[Start LISTED RECORDS]

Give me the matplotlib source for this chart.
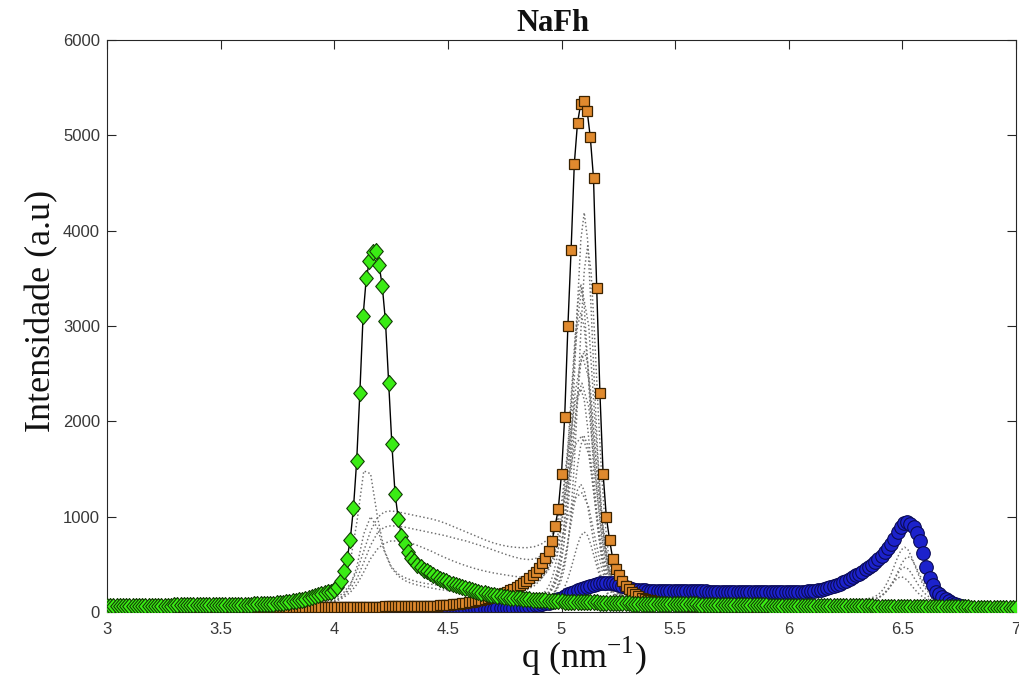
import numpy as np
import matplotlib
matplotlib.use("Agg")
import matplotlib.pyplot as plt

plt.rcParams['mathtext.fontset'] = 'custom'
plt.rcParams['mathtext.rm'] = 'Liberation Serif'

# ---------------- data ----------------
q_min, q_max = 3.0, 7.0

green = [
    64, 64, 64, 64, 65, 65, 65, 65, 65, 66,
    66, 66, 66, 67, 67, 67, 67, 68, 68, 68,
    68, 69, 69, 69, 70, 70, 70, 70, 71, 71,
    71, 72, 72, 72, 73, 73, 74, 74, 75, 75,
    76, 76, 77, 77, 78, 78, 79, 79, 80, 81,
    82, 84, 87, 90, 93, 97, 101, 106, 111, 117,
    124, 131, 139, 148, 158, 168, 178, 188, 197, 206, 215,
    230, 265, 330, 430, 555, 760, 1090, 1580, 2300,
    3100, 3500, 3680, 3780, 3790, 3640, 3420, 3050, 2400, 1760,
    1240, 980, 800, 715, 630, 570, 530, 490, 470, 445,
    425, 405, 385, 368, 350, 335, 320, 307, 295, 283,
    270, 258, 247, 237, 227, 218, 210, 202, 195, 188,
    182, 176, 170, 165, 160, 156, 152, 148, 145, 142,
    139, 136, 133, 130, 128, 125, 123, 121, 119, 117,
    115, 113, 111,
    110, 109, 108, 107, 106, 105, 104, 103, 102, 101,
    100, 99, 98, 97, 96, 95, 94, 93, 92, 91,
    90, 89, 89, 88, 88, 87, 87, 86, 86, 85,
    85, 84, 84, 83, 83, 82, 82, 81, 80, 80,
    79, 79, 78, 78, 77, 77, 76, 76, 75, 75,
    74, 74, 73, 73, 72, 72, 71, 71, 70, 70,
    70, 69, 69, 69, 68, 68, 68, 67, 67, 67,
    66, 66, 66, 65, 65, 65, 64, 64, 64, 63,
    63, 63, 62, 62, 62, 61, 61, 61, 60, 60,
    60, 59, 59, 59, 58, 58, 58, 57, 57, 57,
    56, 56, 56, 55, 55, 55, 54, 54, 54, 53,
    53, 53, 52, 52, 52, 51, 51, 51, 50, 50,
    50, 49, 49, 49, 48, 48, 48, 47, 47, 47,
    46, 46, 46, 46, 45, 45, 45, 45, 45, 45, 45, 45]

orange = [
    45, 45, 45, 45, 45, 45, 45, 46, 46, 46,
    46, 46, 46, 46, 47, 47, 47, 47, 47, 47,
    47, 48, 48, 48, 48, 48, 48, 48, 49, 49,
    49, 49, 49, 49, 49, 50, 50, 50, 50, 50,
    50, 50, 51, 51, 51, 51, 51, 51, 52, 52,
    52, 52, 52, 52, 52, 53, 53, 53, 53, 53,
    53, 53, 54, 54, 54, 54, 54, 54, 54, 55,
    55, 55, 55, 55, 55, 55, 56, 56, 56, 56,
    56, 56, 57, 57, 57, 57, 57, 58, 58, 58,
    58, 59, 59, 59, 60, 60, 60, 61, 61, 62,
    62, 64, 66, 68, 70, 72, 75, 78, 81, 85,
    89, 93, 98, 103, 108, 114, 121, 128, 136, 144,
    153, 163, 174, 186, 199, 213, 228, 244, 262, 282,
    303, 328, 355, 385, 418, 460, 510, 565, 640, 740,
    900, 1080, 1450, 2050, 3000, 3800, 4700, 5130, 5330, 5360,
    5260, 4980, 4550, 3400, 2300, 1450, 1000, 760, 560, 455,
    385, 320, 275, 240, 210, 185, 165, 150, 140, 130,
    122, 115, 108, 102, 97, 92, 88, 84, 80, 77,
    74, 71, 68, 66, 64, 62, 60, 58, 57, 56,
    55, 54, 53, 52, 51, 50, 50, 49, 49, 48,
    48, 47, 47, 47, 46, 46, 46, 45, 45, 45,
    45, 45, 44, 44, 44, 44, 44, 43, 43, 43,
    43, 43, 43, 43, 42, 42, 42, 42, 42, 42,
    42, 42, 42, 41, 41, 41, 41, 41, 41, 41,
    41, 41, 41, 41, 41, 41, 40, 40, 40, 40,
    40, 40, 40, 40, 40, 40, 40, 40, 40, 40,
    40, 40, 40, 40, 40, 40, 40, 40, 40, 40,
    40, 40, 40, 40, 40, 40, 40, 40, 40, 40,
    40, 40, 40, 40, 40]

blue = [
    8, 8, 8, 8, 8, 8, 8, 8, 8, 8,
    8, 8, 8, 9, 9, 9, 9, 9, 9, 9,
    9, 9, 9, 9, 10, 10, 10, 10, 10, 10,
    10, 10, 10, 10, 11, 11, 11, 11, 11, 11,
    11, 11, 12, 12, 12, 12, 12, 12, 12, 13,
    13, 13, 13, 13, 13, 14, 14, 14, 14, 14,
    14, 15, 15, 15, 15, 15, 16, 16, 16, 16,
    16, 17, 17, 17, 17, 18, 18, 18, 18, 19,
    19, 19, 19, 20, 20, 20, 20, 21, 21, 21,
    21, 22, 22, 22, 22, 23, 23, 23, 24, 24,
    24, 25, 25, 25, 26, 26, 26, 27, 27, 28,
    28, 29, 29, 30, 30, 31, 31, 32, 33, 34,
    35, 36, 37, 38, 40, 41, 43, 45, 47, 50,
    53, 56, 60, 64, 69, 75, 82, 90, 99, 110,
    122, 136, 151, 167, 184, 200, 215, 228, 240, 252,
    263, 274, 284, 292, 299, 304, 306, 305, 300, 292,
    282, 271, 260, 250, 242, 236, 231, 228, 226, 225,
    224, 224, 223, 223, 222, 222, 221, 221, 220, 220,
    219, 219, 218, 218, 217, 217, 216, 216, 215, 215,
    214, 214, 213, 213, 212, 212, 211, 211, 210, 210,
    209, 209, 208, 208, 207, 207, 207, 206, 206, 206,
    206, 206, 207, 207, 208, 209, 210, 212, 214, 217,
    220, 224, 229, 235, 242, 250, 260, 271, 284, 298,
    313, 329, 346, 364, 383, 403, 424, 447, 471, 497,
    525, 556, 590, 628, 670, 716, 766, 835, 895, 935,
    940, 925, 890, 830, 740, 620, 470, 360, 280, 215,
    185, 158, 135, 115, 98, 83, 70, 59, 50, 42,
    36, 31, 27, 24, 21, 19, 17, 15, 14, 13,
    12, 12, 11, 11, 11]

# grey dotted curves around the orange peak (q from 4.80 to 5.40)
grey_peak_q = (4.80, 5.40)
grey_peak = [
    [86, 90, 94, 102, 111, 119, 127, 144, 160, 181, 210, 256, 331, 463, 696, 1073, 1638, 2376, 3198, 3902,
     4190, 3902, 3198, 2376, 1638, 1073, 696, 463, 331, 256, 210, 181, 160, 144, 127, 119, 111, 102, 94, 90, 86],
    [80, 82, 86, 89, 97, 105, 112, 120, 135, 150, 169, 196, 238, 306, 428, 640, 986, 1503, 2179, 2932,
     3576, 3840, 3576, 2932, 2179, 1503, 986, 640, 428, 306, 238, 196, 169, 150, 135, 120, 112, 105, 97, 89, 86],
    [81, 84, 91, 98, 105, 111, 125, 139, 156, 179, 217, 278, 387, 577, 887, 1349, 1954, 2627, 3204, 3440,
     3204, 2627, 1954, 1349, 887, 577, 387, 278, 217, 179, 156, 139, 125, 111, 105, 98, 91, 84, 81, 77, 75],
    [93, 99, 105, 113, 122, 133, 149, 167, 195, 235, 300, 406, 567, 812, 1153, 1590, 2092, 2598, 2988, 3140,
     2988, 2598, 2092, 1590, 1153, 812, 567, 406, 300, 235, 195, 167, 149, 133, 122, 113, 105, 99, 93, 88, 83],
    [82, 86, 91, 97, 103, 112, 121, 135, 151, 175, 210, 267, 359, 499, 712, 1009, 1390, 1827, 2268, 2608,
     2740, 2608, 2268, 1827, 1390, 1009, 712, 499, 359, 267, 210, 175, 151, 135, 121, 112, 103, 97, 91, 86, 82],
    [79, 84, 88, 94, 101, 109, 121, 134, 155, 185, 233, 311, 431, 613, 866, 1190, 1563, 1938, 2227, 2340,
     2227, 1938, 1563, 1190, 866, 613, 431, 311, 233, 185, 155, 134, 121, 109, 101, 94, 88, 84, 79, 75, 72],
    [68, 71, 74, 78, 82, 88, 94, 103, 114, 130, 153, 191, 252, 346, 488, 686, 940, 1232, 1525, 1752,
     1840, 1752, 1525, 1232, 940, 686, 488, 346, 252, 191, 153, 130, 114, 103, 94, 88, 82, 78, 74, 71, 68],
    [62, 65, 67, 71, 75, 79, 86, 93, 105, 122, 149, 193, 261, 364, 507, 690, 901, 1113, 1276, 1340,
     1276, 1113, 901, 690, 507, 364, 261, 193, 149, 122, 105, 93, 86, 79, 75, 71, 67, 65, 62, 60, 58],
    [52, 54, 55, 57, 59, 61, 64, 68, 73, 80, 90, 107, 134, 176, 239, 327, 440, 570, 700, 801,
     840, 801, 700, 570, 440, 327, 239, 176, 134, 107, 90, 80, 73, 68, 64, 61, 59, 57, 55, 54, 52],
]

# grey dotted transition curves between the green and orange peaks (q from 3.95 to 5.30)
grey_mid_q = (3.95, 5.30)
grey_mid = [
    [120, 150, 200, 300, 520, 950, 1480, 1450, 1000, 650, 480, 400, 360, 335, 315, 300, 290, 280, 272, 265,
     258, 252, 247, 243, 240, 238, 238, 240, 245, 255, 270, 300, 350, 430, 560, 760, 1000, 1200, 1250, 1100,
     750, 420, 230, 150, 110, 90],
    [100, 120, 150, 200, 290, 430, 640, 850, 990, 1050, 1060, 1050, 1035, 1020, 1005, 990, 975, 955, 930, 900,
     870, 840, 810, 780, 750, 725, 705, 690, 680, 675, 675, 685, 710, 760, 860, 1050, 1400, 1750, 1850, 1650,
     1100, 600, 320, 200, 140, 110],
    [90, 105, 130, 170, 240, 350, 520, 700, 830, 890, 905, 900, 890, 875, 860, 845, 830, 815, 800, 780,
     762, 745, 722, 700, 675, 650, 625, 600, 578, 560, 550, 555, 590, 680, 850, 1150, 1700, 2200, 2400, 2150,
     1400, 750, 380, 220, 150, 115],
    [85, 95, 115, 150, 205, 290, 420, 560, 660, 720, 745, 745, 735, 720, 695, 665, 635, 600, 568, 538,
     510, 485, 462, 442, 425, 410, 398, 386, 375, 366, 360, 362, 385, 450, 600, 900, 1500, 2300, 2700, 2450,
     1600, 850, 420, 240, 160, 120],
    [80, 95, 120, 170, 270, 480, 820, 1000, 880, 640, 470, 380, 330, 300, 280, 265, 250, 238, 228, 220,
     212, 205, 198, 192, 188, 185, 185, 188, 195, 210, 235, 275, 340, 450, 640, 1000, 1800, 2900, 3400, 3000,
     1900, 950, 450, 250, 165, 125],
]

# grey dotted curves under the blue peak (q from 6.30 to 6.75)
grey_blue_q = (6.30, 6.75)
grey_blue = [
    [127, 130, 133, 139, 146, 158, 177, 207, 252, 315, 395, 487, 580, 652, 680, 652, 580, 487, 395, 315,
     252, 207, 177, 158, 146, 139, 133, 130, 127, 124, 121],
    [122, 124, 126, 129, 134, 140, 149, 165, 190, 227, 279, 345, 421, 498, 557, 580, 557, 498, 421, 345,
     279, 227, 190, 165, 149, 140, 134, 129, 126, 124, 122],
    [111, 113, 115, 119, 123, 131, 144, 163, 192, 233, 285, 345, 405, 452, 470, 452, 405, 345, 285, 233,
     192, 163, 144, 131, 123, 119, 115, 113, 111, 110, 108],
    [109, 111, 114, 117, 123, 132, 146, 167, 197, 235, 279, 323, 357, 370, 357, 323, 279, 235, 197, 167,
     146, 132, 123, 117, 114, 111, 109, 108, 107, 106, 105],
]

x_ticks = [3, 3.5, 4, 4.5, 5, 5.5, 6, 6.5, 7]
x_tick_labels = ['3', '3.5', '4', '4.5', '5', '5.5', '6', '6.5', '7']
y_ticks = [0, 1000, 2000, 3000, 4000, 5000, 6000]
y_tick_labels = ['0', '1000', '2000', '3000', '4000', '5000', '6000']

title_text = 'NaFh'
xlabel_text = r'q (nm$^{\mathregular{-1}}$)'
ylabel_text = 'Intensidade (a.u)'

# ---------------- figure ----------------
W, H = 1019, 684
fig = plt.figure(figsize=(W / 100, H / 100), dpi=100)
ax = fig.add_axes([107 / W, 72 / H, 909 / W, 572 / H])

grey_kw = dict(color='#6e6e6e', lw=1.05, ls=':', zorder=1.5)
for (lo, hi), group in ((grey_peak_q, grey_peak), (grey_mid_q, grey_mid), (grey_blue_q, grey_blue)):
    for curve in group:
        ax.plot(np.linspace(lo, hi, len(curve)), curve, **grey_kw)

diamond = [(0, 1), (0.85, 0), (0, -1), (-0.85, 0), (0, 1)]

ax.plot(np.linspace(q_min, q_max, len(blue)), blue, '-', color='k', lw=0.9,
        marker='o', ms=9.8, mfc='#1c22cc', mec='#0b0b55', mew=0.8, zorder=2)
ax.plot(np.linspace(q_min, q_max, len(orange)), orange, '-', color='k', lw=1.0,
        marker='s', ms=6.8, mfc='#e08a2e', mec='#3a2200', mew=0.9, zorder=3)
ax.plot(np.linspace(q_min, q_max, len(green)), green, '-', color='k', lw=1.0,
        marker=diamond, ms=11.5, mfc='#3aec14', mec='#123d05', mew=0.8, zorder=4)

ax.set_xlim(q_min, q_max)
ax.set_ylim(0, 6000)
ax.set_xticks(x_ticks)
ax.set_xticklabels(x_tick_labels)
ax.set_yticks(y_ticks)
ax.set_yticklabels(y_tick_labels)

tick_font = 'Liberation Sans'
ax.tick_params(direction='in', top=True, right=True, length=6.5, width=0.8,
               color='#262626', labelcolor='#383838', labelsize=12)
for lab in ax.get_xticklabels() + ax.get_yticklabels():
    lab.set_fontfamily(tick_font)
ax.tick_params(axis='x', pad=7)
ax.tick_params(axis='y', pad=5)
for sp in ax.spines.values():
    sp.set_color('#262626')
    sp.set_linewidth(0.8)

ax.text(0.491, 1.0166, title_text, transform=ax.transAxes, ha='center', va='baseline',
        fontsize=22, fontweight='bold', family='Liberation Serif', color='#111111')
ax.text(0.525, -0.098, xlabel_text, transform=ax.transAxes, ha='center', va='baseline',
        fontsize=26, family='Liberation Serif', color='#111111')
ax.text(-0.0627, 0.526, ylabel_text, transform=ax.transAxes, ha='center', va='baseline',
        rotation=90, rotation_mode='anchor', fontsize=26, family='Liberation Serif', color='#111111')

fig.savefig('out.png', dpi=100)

[End LISTED RECORDS]
[Start LISTED RECORDS]

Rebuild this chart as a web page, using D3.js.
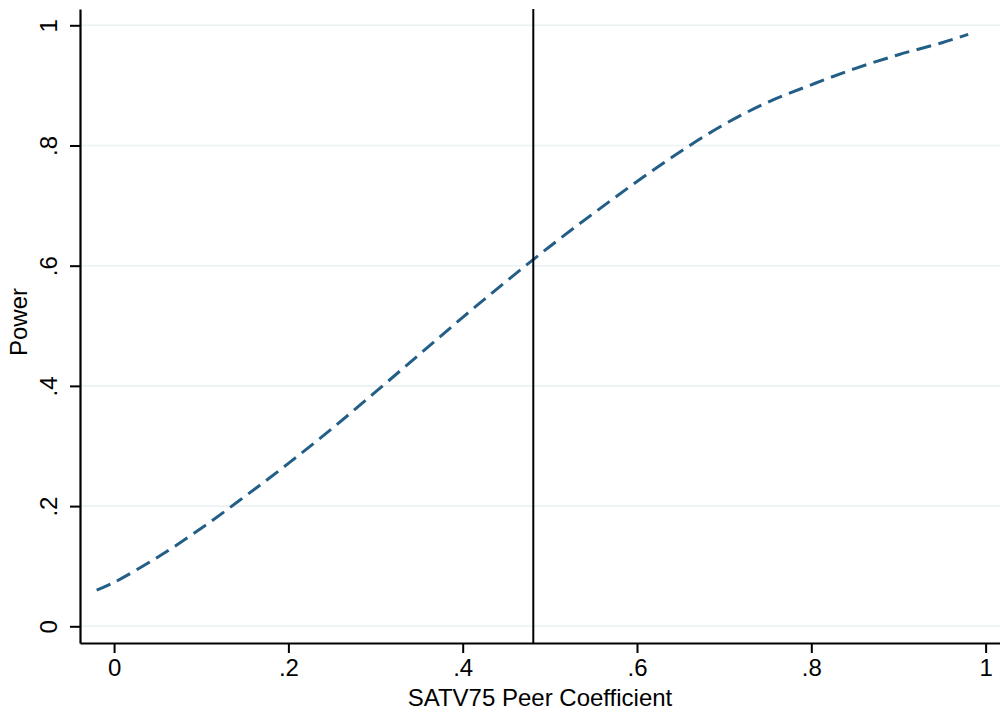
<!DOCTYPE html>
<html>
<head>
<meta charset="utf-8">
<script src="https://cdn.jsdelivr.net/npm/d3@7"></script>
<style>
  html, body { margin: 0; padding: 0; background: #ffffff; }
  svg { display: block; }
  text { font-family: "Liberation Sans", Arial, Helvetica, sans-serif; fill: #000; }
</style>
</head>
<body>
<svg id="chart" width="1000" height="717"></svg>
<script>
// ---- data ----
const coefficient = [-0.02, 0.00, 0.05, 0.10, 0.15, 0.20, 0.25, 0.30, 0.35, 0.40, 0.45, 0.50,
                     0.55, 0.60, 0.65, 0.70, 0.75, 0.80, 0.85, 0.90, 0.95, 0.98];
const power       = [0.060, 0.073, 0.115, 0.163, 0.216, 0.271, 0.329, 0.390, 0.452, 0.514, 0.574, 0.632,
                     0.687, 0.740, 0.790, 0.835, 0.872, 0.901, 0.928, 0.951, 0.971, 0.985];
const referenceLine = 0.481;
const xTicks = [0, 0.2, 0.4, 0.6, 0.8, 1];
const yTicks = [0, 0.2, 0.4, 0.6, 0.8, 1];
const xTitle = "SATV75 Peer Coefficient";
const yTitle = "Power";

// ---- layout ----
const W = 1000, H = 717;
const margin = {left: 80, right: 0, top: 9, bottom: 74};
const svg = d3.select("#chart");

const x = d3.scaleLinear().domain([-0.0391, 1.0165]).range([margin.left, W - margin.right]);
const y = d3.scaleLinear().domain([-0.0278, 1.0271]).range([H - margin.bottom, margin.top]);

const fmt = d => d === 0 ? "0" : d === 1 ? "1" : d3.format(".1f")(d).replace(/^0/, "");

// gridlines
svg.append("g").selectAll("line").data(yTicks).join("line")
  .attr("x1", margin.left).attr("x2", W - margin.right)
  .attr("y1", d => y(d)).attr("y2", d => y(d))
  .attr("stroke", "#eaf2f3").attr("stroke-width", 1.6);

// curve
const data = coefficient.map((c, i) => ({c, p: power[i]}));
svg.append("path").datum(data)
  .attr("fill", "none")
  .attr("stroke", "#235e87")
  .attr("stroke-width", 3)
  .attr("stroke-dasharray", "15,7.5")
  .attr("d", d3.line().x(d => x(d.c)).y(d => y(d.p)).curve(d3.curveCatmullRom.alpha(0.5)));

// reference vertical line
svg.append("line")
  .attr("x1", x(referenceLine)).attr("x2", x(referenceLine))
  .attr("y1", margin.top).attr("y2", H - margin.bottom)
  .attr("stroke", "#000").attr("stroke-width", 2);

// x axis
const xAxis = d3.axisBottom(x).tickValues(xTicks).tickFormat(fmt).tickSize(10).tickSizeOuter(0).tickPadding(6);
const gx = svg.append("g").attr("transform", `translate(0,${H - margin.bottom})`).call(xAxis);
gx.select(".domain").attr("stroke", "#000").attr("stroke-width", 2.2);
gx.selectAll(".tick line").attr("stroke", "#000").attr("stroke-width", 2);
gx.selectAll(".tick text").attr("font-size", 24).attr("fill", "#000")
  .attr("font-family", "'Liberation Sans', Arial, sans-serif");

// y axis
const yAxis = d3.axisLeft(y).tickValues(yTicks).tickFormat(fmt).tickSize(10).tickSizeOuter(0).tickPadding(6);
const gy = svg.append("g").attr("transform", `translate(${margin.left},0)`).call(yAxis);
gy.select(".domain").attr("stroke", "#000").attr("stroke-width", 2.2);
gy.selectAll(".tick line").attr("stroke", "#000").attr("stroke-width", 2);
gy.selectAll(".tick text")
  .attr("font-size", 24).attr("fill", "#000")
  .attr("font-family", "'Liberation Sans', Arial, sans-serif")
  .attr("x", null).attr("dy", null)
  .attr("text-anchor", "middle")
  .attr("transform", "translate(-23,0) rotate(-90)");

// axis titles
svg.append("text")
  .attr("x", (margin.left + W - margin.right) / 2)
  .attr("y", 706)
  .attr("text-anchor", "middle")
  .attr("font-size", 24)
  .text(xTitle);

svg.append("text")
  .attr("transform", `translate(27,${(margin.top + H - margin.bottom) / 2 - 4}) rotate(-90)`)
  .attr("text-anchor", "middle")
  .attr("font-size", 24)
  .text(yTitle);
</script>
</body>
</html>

[End LISTED RECORDS]

◆ **WHAT IS NEEDED**: Do not include pictures. Give again exactly the lines starting at the one with "Give me the matplotlib source for this chart." and ending at the one with "q_min, q_max = 3.0, 7.0", both included.

◆ **EXERCISE SOLUTION**:
Give me the matplotlib source for this chart.
import numpy as np
import matplotlib
matplotlib.use("Agg")
import matplotlib.pyplot as plt

plt.rcParams['mathtext.fontset'] = 'custom'
plt.rcParams['mathtext.rm'] = 'Liberation Serif'

# ---------------- data ----------------
q_min, q_max = 3.0, 7.0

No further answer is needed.